◆ Set task ◆
Using the entries shown below, output the line containing "Convert this chart to matplotlib code.", the line containing "dashes=(4, 2), label=labels[2])", and every line between them, exactly. Pictures are omitted.

◆ Supplied data ◆
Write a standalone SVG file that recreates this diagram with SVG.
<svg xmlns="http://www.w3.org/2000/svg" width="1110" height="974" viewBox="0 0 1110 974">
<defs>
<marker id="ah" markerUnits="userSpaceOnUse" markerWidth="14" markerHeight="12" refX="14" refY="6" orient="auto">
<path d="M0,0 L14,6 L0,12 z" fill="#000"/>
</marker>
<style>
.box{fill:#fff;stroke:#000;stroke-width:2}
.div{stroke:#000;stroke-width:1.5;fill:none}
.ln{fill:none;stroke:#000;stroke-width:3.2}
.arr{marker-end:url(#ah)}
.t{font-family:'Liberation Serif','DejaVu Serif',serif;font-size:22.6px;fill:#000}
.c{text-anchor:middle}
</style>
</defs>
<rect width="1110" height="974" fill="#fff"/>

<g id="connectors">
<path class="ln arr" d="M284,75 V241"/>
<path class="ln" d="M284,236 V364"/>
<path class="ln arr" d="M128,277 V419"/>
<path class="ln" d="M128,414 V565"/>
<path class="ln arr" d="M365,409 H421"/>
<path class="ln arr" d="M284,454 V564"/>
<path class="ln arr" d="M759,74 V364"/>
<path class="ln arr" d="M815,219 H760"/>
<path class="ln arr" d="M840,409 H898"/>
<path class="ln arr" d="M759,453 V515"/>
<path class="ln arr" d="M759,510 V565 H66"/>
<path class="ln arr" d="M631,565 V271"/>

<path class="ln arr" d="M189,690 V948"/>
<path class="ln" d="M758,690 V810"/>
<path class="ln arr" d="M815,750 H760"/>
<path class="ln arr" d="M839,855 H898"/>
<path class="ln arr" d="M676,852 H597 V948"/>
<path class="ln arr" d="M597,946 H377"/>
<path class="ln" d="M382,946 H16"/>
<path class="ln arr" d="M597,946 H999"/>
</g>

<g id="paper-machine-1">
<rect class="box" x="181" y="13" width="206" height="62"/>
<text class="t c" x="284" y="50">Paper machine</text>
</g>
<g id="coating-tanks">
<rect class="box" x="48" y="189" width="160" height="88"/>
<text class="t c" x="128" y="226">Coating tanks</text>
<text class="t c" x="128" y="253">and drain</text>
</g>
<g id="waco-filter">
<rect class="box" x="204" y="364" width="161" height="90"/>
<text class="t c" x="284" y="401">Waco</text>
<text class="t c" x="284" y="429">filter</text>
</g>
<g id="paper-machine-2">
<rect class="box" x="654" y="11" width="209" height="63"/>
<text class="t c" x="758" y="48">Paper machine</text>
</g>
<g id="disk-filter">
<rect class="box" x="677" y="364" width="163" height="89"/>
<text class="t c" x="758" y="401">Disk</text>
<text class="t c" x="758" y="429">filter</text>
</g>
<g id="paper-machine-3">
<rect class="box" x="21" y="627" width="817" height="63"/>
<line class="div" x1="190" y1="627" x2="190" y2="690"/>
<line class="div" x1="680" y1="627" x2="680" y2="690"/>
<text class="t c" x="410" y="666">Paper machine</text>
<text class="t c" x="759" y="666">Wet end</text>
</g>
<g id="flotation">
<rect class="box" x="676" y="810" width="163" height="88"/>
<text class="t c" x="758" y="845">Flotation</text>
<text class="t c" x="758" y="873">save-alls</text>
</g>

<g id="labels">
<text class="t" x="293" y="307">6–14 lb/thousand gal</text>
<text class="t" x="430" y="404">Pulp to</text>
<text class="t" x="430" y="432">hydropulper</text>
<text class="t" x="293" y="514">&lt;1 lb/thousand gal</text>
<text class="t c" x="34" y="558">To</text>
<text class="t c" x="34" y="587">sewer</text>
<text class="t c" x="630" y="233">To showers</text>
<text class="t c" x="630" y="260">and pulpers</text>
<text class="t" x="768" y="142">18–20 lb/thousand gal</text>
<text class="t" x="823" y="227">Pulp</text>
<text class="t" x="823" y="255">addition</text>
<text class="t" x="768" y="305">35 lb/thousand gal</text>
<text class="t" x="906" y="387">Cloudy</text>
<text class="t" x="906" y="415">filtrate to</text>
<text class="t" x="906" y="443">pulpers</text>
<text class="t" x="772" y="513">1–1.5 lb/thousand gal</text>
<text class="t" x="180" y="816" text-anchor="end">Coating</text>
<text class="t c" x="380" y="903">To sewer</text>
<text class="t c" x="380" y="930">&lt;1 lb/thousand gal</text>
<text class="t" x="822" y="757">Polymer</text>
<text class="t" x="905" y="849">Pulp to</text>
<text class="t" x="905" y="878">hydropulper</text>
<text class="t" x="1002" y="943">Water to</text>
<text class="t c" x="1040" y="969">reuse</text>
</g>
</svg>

==

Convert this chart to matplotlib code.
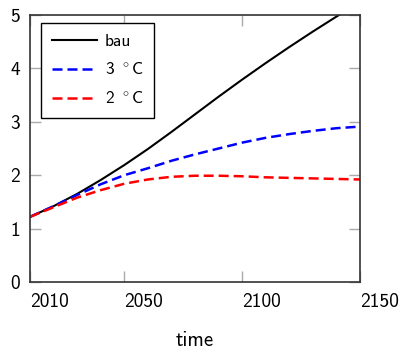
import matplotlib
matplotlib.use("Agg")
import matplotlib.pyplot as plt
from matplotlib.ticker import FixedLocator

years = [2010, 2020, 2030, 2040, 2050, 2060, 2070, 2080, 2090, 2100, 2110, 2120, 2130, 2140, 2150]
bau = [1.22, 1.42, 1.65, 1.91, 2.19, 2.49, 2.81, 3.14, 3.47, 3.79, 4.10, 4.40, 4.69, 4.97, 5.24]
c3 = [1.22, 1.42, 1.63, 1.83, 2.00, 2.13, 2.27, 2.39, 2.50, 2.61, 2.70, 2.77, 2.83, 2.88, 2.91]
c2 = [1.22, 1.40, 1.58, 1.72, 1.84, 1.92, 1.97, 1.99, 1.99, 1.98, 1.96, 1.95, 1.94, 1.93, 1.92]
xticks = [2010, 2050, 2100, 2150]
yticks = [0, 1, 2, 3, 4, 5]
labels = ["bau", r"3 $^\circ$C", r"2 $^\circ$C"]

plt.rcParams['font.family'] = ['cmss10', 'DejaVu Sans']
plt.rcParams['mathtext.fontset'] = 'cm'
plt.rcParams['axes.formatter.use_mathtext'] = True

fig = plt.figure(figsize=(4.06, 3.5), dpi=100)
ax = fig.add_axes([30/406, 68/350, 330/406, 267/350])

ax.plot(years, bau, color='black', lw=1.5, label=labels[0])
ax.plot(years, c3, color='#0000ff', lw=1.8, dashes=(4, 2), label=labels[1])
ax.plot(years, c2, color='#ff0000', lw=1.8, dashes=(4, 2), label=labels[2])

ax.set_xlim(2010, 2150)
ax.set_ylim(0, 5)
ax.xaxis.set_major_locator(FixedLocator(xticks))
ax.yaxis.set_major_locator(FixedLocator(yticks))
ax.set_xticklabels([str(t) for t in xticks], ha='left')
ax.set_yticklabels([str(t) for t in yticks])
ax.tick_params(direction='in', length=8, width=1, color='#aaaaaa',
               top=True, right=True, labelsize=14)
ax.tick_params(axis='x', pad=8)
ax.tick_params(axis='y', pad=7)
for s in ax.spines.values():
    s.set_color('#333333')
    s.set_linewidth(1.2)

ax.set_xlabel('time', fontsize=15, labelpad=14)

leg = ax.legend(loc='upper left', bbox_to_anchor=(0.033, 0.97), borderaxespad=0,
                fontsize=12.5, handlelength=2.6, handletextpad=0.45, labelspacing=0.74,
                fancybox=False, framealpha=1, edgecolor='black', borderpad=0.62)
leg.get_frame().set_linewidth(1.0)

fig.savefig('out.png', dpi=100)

◆ Response below ◆
Convert this chart to matplotlib code.
import matplotlib
matplotlib.use("Agg")
import matplotlib.pyplot as plt
from matplotlib.ticker import FixedLocator

years = [2010, 2020, 2030, 2040, 2050, 2060, 2070, 2080, 2090, 2100, 2110, 2120, 2130, 2140, 2150]
bau = [1.22, 1.42, 1.65, 1.91, 2.19, 2.49, 2.81, 3.14, 3.47, 3.79, 4.10, 4.40, 4.69, 4.97, 5.24]
c3 = [1.22, 1.42, 1.63, 1.83, 2.00, 2.13, 2.27, 2.39, 2.50, 2.61, 2.70, 2.77, 2.83, 2.88, 2.91]
c2 = [1.22, 1.40, 1.58, 1.72, 1.84, 1.92, 1.97, 1.99, 1.99, 1.98, 1.96, 1.95, 1.94, 1.93, 1.92]
xticks = [2010, 2050, 2100, 2150]
yticks = [0, 1, 2, 3, 4, 5]
labels = ["bau", r"3 $^\circ$C", r"2 $^\circ$C"]

plt.rcParams['font.family'] = ['cmss10', 'DejaVu Sans']
plt.rcParams['mathtext.fontset'] = 'cm'
plt.rcParams['axes.formatter.use_mathtext'] = True

fig = plt.figure(figsize=(4.06, 3.5), dpi=100)
ax = fig.add_axes([30/406, 68/350, 330/406, 267/350])

ax.plot(years, bau, color='black', lw=1.5, label=labels[0])
ax.plot(years, c3, color='#0000ff', lw=1.8, dashes=(4, 2), label=labels[1])
ax.plot(years, c2, color='#ff0000', lw=1.8, dashes=(4, 2), label=labels[2])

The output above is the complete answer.